_Directions_. Copy out all the lines in the records that include the word "this".
** Start Listed entries **
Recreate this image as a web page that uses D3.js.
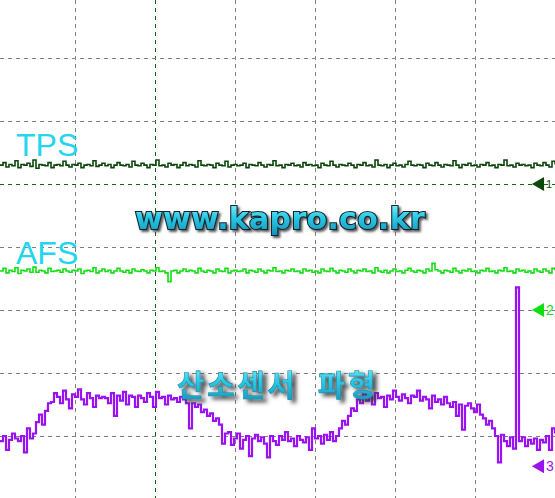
<!DOCTYPE html>
<html>
<head>
<meta charset="utf-8">
<script src="https://cdn.jsdelivr.net/npm/d3@7"></script>
<style>
  body { margin: 0; background: #fff; }
  svg { display: block; }
</style>
</head>
<body>
<div id="scope"></div>
<script>
var W = 555, H = 498;

// screen grid in divisions (visible part of the scope screen)
var xDivs = [0, 1, 2, 3, 4, 5, 6, 7];
var yDivs = [0, 1, 2, 3, 4, 5, 6, 7, 8];
var triggerDiv = 2;

// channels : label, ground level (div), volts per div
var chNames = ['TPS', 'AFS', '산소센서 파형'];
var chGround = [3, 5, 7.48];
var chVoltsDiv = [1, 1, 0.5];
var chColors = ['#0b470b', '#10e010', '#9a12f0'];

// sampled values (V), one every 3 px of screen
var tps = [0.30,0.34,0.27,0.31,0.29,0.37,0.26,0.31,0.30,0.33,0.28,0.38,0.25,0.31,0.30,0.29,0.34,0.26,0.30,0.31,
0.29,0.36,0.30,0.27,0.31,0.30,0.33,0.26,0.30,0.31,0.29,0.37,0.28,0.30,0.33,0.29,0.31,0.26,0.30,0.34,
0.30,0.29,0.31,0.27,0.36,0.30,0.29,0.33,0.30,0.26,0.31,0.30,0.38,0.29,0.30,0.27,0.33,0.30,0.31,0.26,
0.30,0.34,0.29,0.31,0.30,0.27,0.37,0.30,0.29,0.31,0.30,0.26,0.33,0.30,0.29,0.36,0.27,0.30,0.31,0.29,
0.30,0.33,0.26,0.31,0.30,0.29,0.34,0.30,0.27,0.31,0.30,0.37,0.29,0.30,0.26,0.31,0.30,0.33,0.29,0.30,
0.27,0.34,0.30,0.31,0.29,0.30,0.26,0.33,0.30,0.29,0.36,0.30,0.27,0.31,0.30,0.29,0.33,0.30,0.26,0.31,
0.30,0.34,0.29,0.30,0.27,0.38,0.30,0.29,0.31,0.26,0.30,0.33,0.29,0.30,0.27,0.31,0.36,0.30,0.29,0.31,
0.30,0.26,0.33,0.30,0.29,0.34,0.30,0.27,0.31,0.30,0.29,0.37,0.30,0.26,0.31,0.30,0.33,0.29,0.30,0.27,
0.31,0.30,0.34,0.29,0.30,0.26,0.31,0.30,0.38,0.29,0.30,0.27,0.33,0.30,0.31,0.29,0.30,0.26,0.33,0.30,
0.29,0.34,0.30,0.27,0.36,0.31];

var afs = [0.62,0.66,0.59,0.63,0.61,0.67,0.58,0.63,0.62,0.65,0.60,0.68,0.60,0.63,0.62,0.59,0.66,0.61,0.62,0.63,
0.60,0.65,0.62,0.60,0.63,0.62,0.65,0.58,0.62,0.63,0.61,0.67,0.59,0.62,0.65,0.61,0.63,0.59,0.62,0.66,
0.62,0.60,0.63,0.59,0.65,0.62,0.61,0.64,0.62,0.59,0.63,0.62,0.67,0.61,0.62,0.59,0.45,0.62,0.63,0.59,
0.62,0.65,0.61,0.63,0.62,0.59,0.66,0.62,0.60,0.63,0.62,0.59,0.65,0.62,0.61,0.66,0.59,0.62,0.63,0.61,
0.62,0.65,0.59,0.63,0.62,0.60,0.65,0.62,0.59,0.63,0.62,0.67,0.61,0.62,0.59,0.63,0.62,0.65,0.61,0.62,
0.59,0.65,0.62,0.63,0.60,0.62,0.59,0.65,0.62,0.61,0.66,0.62,0.59,0.63,0.62,0.60,0.65,0.62,0.59,0.63,
0.62,0.65,0.61,0.62,0.59,0.67,0.62,0.60,0.63,0.59,0.62,0.65,0.61,0.62,0.59,0.63,0.66,0.62,0.60,0.63,
0.62,0.59,0.65,0.62,0.74,0.64,0.62,0.59,0.63,0.62,0.60,0.66,0.62,0.59,0.63,0.62,0.65,0.61,0.62,0.59,
0.63,0.62,0.66,0.61,0.62,0.59,0.63,0.62,0.67,0.61,0.62,0.59,0.65,0.62,0.63,0.60,0.62,0.59,0.65,0.62,
0.60,0.65,0.62,0.59,0.66,0.63];

var o2 = [0.20,0.24,0.13,0.21,0.26,0.22,0.20,0.24,0.11,0.30,0.22,0.26,0.35,0.41,0.33,0.44,0.50,0.51,0.58,0.55,
0.50,0.60,0.53,0.46,0.57,0.55,0.61,0.53,0.49,0.58,0.54,0.47,0.56,0.54,0.55,0.54,0.50,0.58,0.40,0.56,
0.52,0.59,0.49,0.56,0.55,0.47,0.56,0.54,0.51,0.58,0.55,0.47,0.59,0.54,0.55,0.49,0.56,0.53,0.54,0.51,
0.55,0.53,0.50,0.30,0.50,0.47,0.49,0.43,0.45,0.40,0.42,0.36,0.38,0.33,0.18,0.26,0.27,0.17,0.22,0.26,
0.14,0.21,0.24,0.08,0.22,0.25,0.20,0.23,0.18,0.07,0.24,0.20,0.17,0.24,0.21,0.27,0.20,0.22,0.16,0.24,
0.21,0.19,0.23,0.13,0.30,0.22,0.24,0.18,0.25,0.21,0.27,0.20,0.24,0.30,0.36,0.33,0.40,0.46,0.44,0.53,
0.50,0.57,0.52,0.55,0.49,0.58,0.54,0.55,0.47,0.56,0.53,0.60,0.55,0.52,0.57,0.54,0.50,0.56,0.55,0.60,
0.52,0.55,0.53,0.46,0.56,0.51,0.53,0.49,0.55,0.50,0.47,0.51,0.40,0.49,0.29,0.48,0.50,0.46,0.43,0.49,
0.41,0.38,0.33,0.36,0.30,0.24,0.03,0.25,0.20,0.16,0.23,0.14,1.42,0.20,0.23,0.16,0.21,0.18,0.22,0.13,
0.21,0.19,0.24,0.13,0.30,0.26];

var series = [tps, afs, o2];

var xDiv = d3.scaleLinear().domain([0, 7]).range([-5, 555]);
var yDiv = d3.scaleLinear().domain([0, 8]).range([-5, 499]);
var xs = d3.scaleLinear().domain([0, o2.length - 1]).range([0, 555]);

var svg = d3.select('#scope').append('svg')
  .attr('width', W).attr('height', H);

var defs = svg.append('defs');
var grad = defs.append('linearGradient').attr('id', 'cyanGrad')
  .attr('x1', 0).attr('y1', 0).attr('x2', 0).attr('y2', 1);
grad.append('stop').attr('offset', '0%').attr('stop-color', '#9ef4ff');
grad.append('stop').attr('offset', '45%').attr('stop-color', '#2ccbe6');
grad.append('stop').attr('offset', '100%').attr('stop-color', '#1590b8');

var shadow = defs.append('filter').attr('id', 'shadow')
  .attr('x', '-10%').attr('y', '-30%').attr('width', '130%').attr('height', '180%');
shadow.append('feDropShadow').attr('dx', 4).attr('dy', 3)
  .attr('stdDeviation', 2).attr('flood-color', '#3a3a3a').attr('flood-opacity', 0.95);

var shadow2 = defs.append('filter').attr('id', 'shadow2')
  .attr('x', '-10%').attr('y', '-30%').attr('width', '130%').attr('height', '180%');
shadow2.append('feDropShadow').attr('dx', 2).attr('dy', 2)
  .attr('stdDeviation', 1.2).attr('flood-color', '#333').attr('flood-opacity', 0.8);

// grid
svg.selectAll('.vgrid').data(xDivs).enter().append('line')
  .attr('class', 'vgrid')
  .attr('x1', d => xDiv(d) + 0.5).attr('x2', d => xDiv(d) + 0.5)
  .attr('y1', 0).attr('y2', H)
  .attr('stroke', d => d === triggerDiv ? '#146414' : '#808080')
  .attr('stroke-dasharray', '4,4');

svg.selectAll('.hgrid').data(yDivs).enter().append('line')
  .attr('class', 'hgrid')
  .attr('y1', d => yDiv(d) + 0.5).attr('y2', d => yDiv(d) + 0.5)
  .attr('x1', 0).attr('x2', W)
  .attr('stroke', d => d === chGround[0] ? '#146414' : '#808080')
  .attr('stroke-dasharray', '4,4');

// traces
series.forEach(function (vals, c) {
  var line = d3.line()
    .x((d, i) => xs(i))
    .y(d => yDiv(chGround[c] - d / chVoltsDiv[c]))
    .curve(d3.curveStepAfter);
  svg.append('path')
    .datum(vals)
    .attr('fill', 'none')
    .attr('stroke', chColors[c])
    .attr('stroke-width', c === 2 ? 2.2 : 1.6)
    .attr('d', line);
});

// ground markers
var tri = d3.symbol().type(d3.symbolTriangle).size(85);
var mk = svg.selectAll('.marker').data(chGround).enter().append('g')
  .attr('class', 'marker')
  .attr('transform', d => `translate(540, ${yDiv(d)})`);
mk.append('path')
  .attr('d', tri)
  .attr('transform', 'rotate(-90)')
  .attr('fill', (d, i) => chColors[i]);
mk.append('text')
  .attr('x', 6).attr('dy', '0.36em')
  .attr('font-family', 'Liberation Sans, Arial, sans-serif')
  .attr('font-size', (d, i) => i === 0 ? 11 : 14)
  .attr('fill', (d, i) => chColors[i])
  .text((d, i) => i + 1);

// channel labels
svg.append('text')
  .attr('x', 16).attr('y', 156)
  .attr('font-family', 'Liberation Sans, Arial, sans-serif')
  .attr('font-size', 32).attr('fill', '#22d6ee')
  .text(chNames[0]);
svg.append('text')
  .attr('x', 16).attr('y', 264)
  .attr('font-family', 'Liberation Sans, Arial, sans-serif')
  .attr('font-size', 32).attr('fill', '#22d6ee')
  .text(chNames[1]);

svg.append('text')
  .attr('x', 135).attr('y', 229)
  .attr('font-family', 'DejaVu Sans, sans-serif')
  .attr('font-weight', 'bold')
  .attr('font-size', 30)
  .attr('letter-spacing', 0.3)
  .attr('fill', 'url(#cyanGrad)')
  .attr('stroke', '#0c2630').attr('stroke-width', 2.2)
  .attr('paint-order', 'stroke')
  .attr('filter', 'url(#shadow2)')
  .text('www.kapro.co.kr');

svg.append('text')
  .attr('x', 177).attr('y', 396)
  .attr('font-family', 'Noto Sans CJK KR, sans-serif')
  .attr('font-weight', 'bold')
  .attr('font-size', 30)
  .attr('letter-spacing', 2.5)
  .attr('word-spacing', 11)
  .attr('fill', 'url(#cyanGrad)')
  .attr('stroke', '#1a8aa8').attr('stroke-width', 0.6)
  .attr('filter', 'url(#shadow)')
  .text(chNames[2]);
</script>
</body>
</html>
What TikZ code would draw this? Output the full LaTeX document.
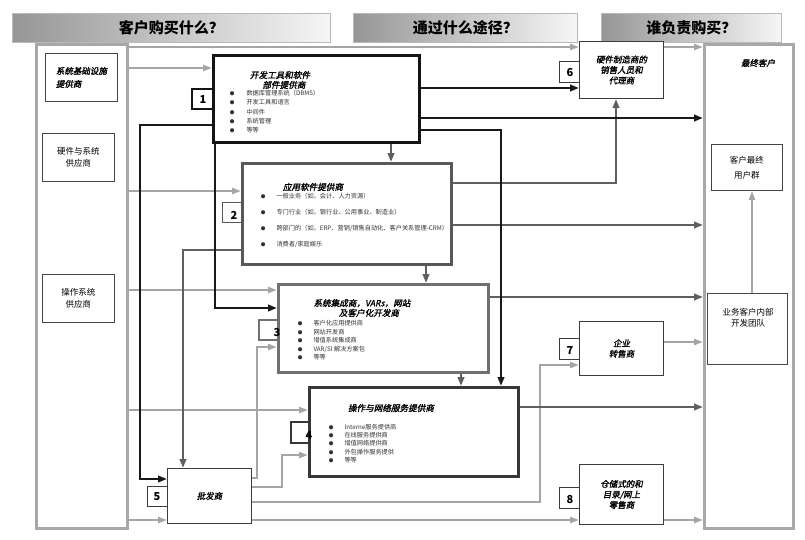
\documentclass[tikz,border=0pt]{standalone}
\usepackage{fontspec}
\setmainfont{Noto Sans CJK SC}
\newfontfamily\slantfont[FakeSlant=0.2,FakeBold=1.5]{Noto Sans CJK SC}
\usepackage{tikz}
\usetikzlibrary{
  arrows.meta,
  backgrounds
}
\newcommand{\itembul}{{\fontsize{4.6}{0}\selectfont ●}}
\definecolor{hdrdark}{RGB}{150, 150, 150}
\definecolor{hdrlight}{RGB}{246, 246, 246}
\definecolor{hdredge}{RGB}{185, 185, 185}
\definecolor{framegray}{RGB}{168, 168, 168}
\definecolor{srcedge}{RGB}{70, 70, 70}
\definecolor{chanedge}{RGB}{60, 60, 60}
\definecolor{itemcolor}{RGB}{50, 50, 50}
\definecolor{lightarrow}{RGB}{165, 165, 165}
\definecolor{midarrow}{RGB}{95, 95, 95}
\definecolor{darkarrow}{RGB}{25, 25, 25}
\definecolor{devedge}{RGB}{20, 20, 20}
\definecolor{appedge}{RGB}{88, 88, 88}
\definecolor{siedge}{RGB}{112, 112, 112}
\definecolor{opsedge}{RGB}{55, 55, 55}
\tikzset{
hdrbar/.style={
  draw=hdredge,
  line width=0.8pt,
  left color=hdrdark,
  right color=hdrlight,
  anchor=north west,
  inner sep=0pt,
  font=\fontsize{15}{18}\selectfont\bfseries
},
colframe/.style={
  draw=framegray,
  line width=3pt,
  anchor=north west,
  inner sep=0pt
},
srcbox/.style={
  draw=srcedge,
  line width=0.9pt,
  fill=white,
  anchor=north west,
  inner sep=0pt,
  align=center,
  font=\fontsize{8.5}{12}\selectfont
},
mainbox/.style={
  line width=2.8pt,
  fill=white,
  anchor=north west,
  inner sep=0pt
},
chanbox/.style={
  draw=chanedge,
  line width=1pt,
  fill=white,
  anchor=north west,
  inner sep=0pt,
  align=center,
  font=\slantfont\fontsize{8.5}{10.5}\selectfont
},
tagbox/.style={
  draw=chanedge,
  line width=1pt,
  fill=white,
  anchor=north west,
  inner sep=0pt
},
tagnum/.style={
  font=\fontsize{11}{12}\selectfont\bfseries,
  inner sep=0pt
},
boxtitle/.style={
  font=\slantfont\fontsize{8.6}{9.8}\selectfont,
  align=center,
  inner sep=0pt
},
itemlist/.style={
  anchor=north west,
  inner sep=0pt,
  text=itemcolor,
  font=\fontsize{6.2}{9.2}\selectfont
},
plaintext/.style={
  font=\fontsize{8.5}{11.5}\selectfont,
  align=center,
  inner sep=0pt
},
lgarrow/.style={
  -{Triangle[length=9pt,width=6pt]},
  line width=2.2pt,
  draw=lightarrow
},
mgarrow/.style={
  -{Triangle[length=9pt,width=6.5pt]},
  line width=2.4pt,
  draw=midarrow
},
bkarrow/.style={
  -{Triangle[length=9pt,width=6.5pt]},
  line width=2.6pt,
  draw=darkarrow
}
}
\begin{document}
\begin{tikzpicture}[x=1pt,y=-1pt]
\useasboundingbox (0,0) rectangle (805,539);

% question bars
\node[hdrbar, minimum width=318pt, minimum height=29pt] (hdrwhat) at (12,13) {客户购买什么？};
\node[hdrbar, minimum width=224pt, minimum height=29pt] (hdrhow) at (353,13) {通过什么途径？};
\node[hdrbar, minimum width=180pt, minimum height=29pt] (hdrwho) at (601,13) {谁负责购买？};

% suppliers column
\node[colframe, minimum width=91pt, minimum height=484pt] (leftcol) at (35,43) {};
\node[srcbox, minimum width=72pt, minimum height=48pt, align=left,
  font=\slantfont\fontsize{8.5}{13}\selectfont] (sysinfra) at (45,53) {系统基础设施\\提供商};
\node[srcbox, minimum width=72pt, minimum height=48pt] (hwsys) at (42,133) {硬件与系统\\供应商};
\node[srcbox, minimum width=72pt, minimum height=48pt] (ossys) at (42,274) {操作系统\\供应商};

% end customer column
\node[colframe, minimum width=89pt, minimum height=484pt] (endcust) at (703,43) {};
\node[plaintext, font=\slantfont\fontsize{8.5}{10}\selectfont] (endcusttitle) at (758,63) {最终客户};
\node[srcbox, minimum width=71pt, minimum height=46pt, font=\fontsize{8.5}{15}\selectfont] (enduser) at (711,144) {客户最终\\用户群};
\node[srcbox, minimum width=80pt, minimum height=71pt] (devteam) at (707,293) {};
\node[plaintext, font=\fontsize{8.5}{11}\selectfont] (devteamtext) at (748,318) {业务客户内部\\开发团队};

% number tags
\node[tagbox, line width=2.4pt, draw=devedge, minimum width=21pt, minimum height=20pt] (tag1) at (191,88) {};
\node[tagbox, draw=appedge, minimum width=19pt, minimum height=20pt] (tag2) at (222,202) {};
\node[tagbox, line width=2.4pt, draw=siedge, minimum width=19pt, minimum height=20pt] (tag3) at (258,319) {};
\node[tagbox, line width=2.4pt, draw=opsedge, minimum width=18pt, minimum height=21pt] (tag4) at (290,421) {};
\node[tagbox, minimum width=20pt, minimum height=20pt] (tag5) at (147,486) {};
\node[tagbox, minimum width=20pt, minimum height=21pt] (tag6) at (559,61) {};
\node[tagbox, minimum width=20pt, minimum height=21pt] (tag7) at (559,338) {};
\node[tagbox, minimum width=20pt, minimum height=21pt] (tag8) at (559,487) {};

% supplier boxes
\node[mainbox, draw=devedge, minimum width=206pt, minimum height=87pt] (box1) at (212,54) {};
\node[mainbox, draw=appedge, minimum width=209pt, minimum height=101pt] (box2) at (241,162) {};
\node[mainbox, draw=siedge, minimum width=210pt, minimum height=88pt] (box3) at (277,283) {};
\node[mainbox, draw=opsedge, minimum width=209pt, minimum height=89pt] (box4) at (308,386) {};

% channel boxes
\node[chanbox, minimum width=84pt, minimum height=55pt] (box5) at (167,468) {批发商};
\node[chanbox, minimum width=84pt, minimum height=57pt] (box6) at (579,41) {硬件制造商的\\销售人员和\\代理商};
\node[chanbox, minimum width=84pt, minimum height=54pt] (box7) at (579,321) {企业\\转售商};
\node[chanbox, minimum width=84pt, minimum height=60pt] (box8) at (579,464) {仓储式的和\\目录/网上\\零售商};

\node[tagnum] (num1) at (203,100) {1};
\node[tagnum] (num2) at (234,215) {2};
\node[tagnum] (num3) at (277,332) {3};
\node[tagnum] (num4) at (309,435) {4};
\node[tagnum] (num5) at (157,497) {5};
\node[tagnum] (num6) at (570,73) {6};
\node[tagnum] (num7) at (570,350) {7};
\node[tagnum] (num8) at (570,499) {8};

% box texts
\node[boxtitle] (box1title) at (280,80) {开发工具和软件\\\hspace*{8pt}部件提供商};
\node[itemlist] (box1list) at (229.7,89) {\begin{tabular}{@{}l@{\hspace{12pt}}l@{}}
  \itembul & 数据库管理系统（DBMS）\\
  \itembul & 开发工具和语言\\
  \itembul & 中间件\\
  \itembul & 系统管理\\
  \itembul & 等等
\end{tabular}};
\node[boxtitle] (box2title) at (313,187) {应用软件提供商};
\node[itemlist, font=\fontsize{6.2}{16}\selectfont] (box2list) at (260.7,187) {\begin{tabular}{@{}l@{\hspace{11pt}}l@{}}
  \itembul & 一般业务（如，会计、人力资源）\\
  \itembul & 专门行业（如，银行业、公用事业、制造业）\\
  \itembul & 跨部门的（如，ERP、营销/销售自动化、客户关系管理-CRM）\\
  \itembul & 消费者/家庭娱乐
\end{tabular}};
\node[boxtitle] (box3title) at (362,308) {系统集成商，VARs，网站\\\hspace*{14pt}及客户化开发商};
\node[itemlist, font=\fontsize{6.2}{8.5}\selectfont] (box3list) at (297.7,319.5) {\begin{tabular}{@{}l@{\hspace{11pt}}l@{}}
  \itembul & 客户化应用提供商\\
  \itembul & 网站开发商\\
  \itembul & 增值系统集成商\\
  \itembul & VAR/SI 解决方案包\\
  \itembul & 等等
\end{tabular}};
\node[boxtitle] (box4title) at (391,408) {操作与网络服务提供商};
\node[itemlist, font=\fontsize{6.2}{8.4}\selectfont] (box4list) at (328.7,423) {\begin{tabular}{@{}l@{\hspace{11pt}}l@{}}
  \itembul & Interne服务提供商\\
  \itembul & 在线服务提供商\\
  \itembul & 增值网络提供商\\
  \itembul & 外包操作服务提供\\
  \itembul & 等等
\end{tabular}};

\begin{scope}[on background layer]
% light grey flows
\draw[lgarrow] (leftcol.east |- 0,47) -- (box6.west |- 0,47);
\draw[lgarrow] (box6.east |- 0,47) -- (endcust.west |- 0,47);
\draw[lgarrow] (leftcol.east |- 0,68) -- (box1.west |- 0,68);
\draw[lgarrow] (leftcol.east |- 0,191) -- (box2.west |- 0,191);
\draw[lgarrow] (leftcol.east |- 0,290) -- (box3.west |- 0,290);
\draw[lgarrow] (leftcol.east |- 0,410) -- (box4.west |- 0,410);
\draw[lgarrow] (leftcol.east |- 0,520) -- (box5.west |- 0,520);
\draw[lgarrow] (box5.east |- 0,478) -| (257,347) -- (box3.west |- 0,347);
\draw[lgarrow] (box5.east |- 0,487) -| (282,455) -- (box4.west |- 0,455);
\draw[lgarrow] (box5.east |- 0,502) -| (540,365) -- (box7.west |- 0,365);
\draw[lgarrow] (box5.east |- 0,520) -- (box8.west |- 0,520);
\draw[lgarrow] (box7.east |- 0,342) -- (endcust.west |- 0,342);
\draw[lgarrow] (box8.east |- 0,520) -- (endcust.west |- 0,520);
\draw[lgarrow] (devteam.north -| 752,0) -- (enduser.south -| 752,0);
% dark grey flows
\draw[mgarrow] (box2.west |- 0,250) -| (box5.north -| 183,0);
\draw[mgarrow] (box1.south -| 391,0) -- (box2.north -| 391,0);
\draw[mgarrow] (box2.south -| 426,0) -- (box3.north -| 426,0);
\draw[mgarrow] (box3.south -| 461,0) -- (box4.north -| 461,0);
\draw[mgarrow] (box2.east |- 0,183) -| (box6.south -| 616,0);
\draw[mgarrow] (box2.east |- 0,225) -- (endcust.west |- 0,225);
\draw[mgarrow] (box3.east |- 0,297) -- (endcust.west |- 0,297);
\draw[mgarrow] (box4.east |- 0,407) -- (endcust.west |- 0,407);
% black flows
\draw[bkarrow] (box1.east |- 0,88) -- (box6.west |- 0,88);
\draw[bkarrow] (box1.east |- 0,118) -- (endcust.west |- 0,118);
\draw[bkarrow] (box1.east |- 0,130) -| (box4.north -| 501,0);
\draw[bkarrow] (box1.west |- 0,125) -| (140,479) -- (box5.west |- 0,479);
\draw[bkarrow] (box1.south -| 215,0) |- (box3.west |- 0,308);
\end{scope}
\end{tikzpicture}
\end{document}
** End Listed entries **
_Written response_.
Recreate this image as a web page that uses D3.js.
What TikZ code would draw this? Output the full LaTeX document.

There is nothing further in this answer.